The biggest networking mistake is leading with an ask. "Hey, want to collab?" from a total stranger gets ignored 99% of the time. Before you ever send a DM or propose a collaboration, you need to be a familiar name.

Here's how to become a recognized face in someone's community:

  • Watch their streams — Spend 15-20 minutes in their channel at least twice a week. Don't just lurk. Chat. React. Engage with other viewers.
  • Join their Discord — Most streamers have a Discord server linked on their Twitch page. Join it. Participate in conversations. React to their go-live posts.
  • Be genuinely helpful — Answer questions in chat, hype up good moments, welcome new viewers. Be the kind of community member every streamer wishes they had more of.

This takes time. Two to four weeks of consistent presence before any outreach. It feels slow, but it transforms you from "random person in my DMs" to "that person who's always in my chat." The conversion rate on outreach goes from 5% to 80%.

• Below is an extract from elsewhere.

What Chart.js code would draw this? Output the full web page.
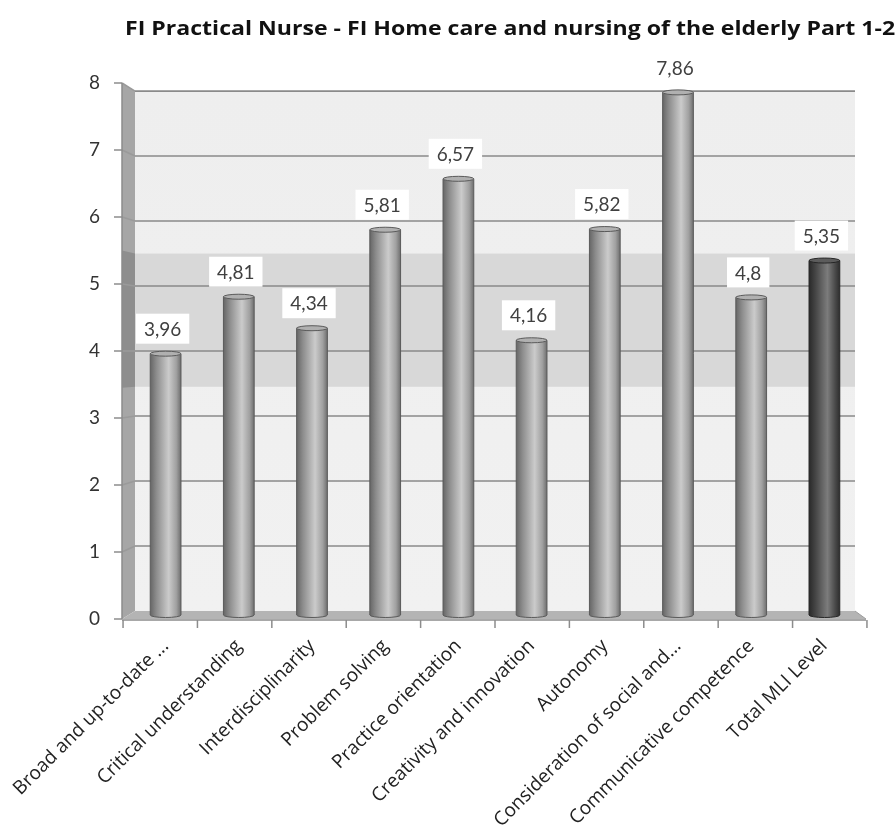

Step 3: Make Your First Move

After you've been a visible community member for a few weeks, it's time to reach out. Keep it natural. The best networking messages are short, specific, and reference something real.

A good first outreach looks like this:

"Hey! I've been hanging out in your streams a lot lately — that clutch play in Valorant yesterday was insane. I stream a similar category and was wondering if you'd want to do a raid swap sometime. No pressure either way, just thought it'd be cool to support each other."

Notice what this message does: it references specific engagement, it proposes something concrete and low-commitment, and it gives them an easy out. Compare that to: "Hey want to collab? Here's my Twitch link." Night and day.

The Message Builder helps you craft these kinds of personalized messages with tracked links so you can see what gets clicks.

Step 4: Build the Relationship

One good conversation doesn't make a networking relationship. The relationship is built through repeated, small interactions over weeks and months. Here's what ongoing networking looks like:

  • Raid them regularly — End your streams by raiding people in your network. Do this consistently, not just once.
  • Stay active in Discord — Don't disappear after the initial outreach. Keep showing up in their server.
  • Celebrate their wins — Hit Affiliate? New emote? Personal best viewership? Acknowledge it. People remember who celebrates with them.
  • Propose collaborations naturally — Co-streams, community game nights, raid trains. Once the relationship is established, collaborative ideas flow naturally.

Step 5: Scale Your Network

Once you have 3-5 solid networking relationships, it's time to expand. Each person in your network knows other streamers. Raid trains introduce you to new communities. Co-streams expose you to new audiences. Your network grows organically.

The key is to keep your core relationships strong while gradually adding new ones. Aim for 2-3 new networking targets per month. Within six months, you'll have a network of 15-20 streamers who actively support each other.

Tracking Your Network

As your network grows, keeping track of everyone becomes a challenge. Who did you raid last? When did you last visit their stream? What did you talk about? Without a system, relationships slip through the cracks.

Keep notes on every streamer in your network: their schedule, their categories, your raid history, conversation topics. The Community Finder has built-in notes and tagging for exactly this purpose — so you're never scrambling to remember who someone is or where the relationship stands.

Common Networking Mistakes to Avoid

  • Follow-for-follow — Creates empty numbers with zero engagement. Focus on real relationships.
  • Only networking with bigger streamers — Streamers your size are the best networking partners. You're equals, and collaboration is mutually beneficial.
  • Disappearing after one interaction — Networking is a long game. One raid doesn't build a relationship.
  • Being transactional — If every interaction is "what can you do for me," people notice. Lead with genuine support.
  • Spreading too thin — Five strong relationships beat 50 shallow ones. Depth over breadth, especially when starting out.

Networking isn't complicated, but it requires consistency. Fifteen minutes a day off-stream — visiting a chat, responding in Discord, sending a message — compounds into a growth engine that no amount of solo streaming can match. Start today with one streamer, one chat visit, one genuine conversation. The rest follows.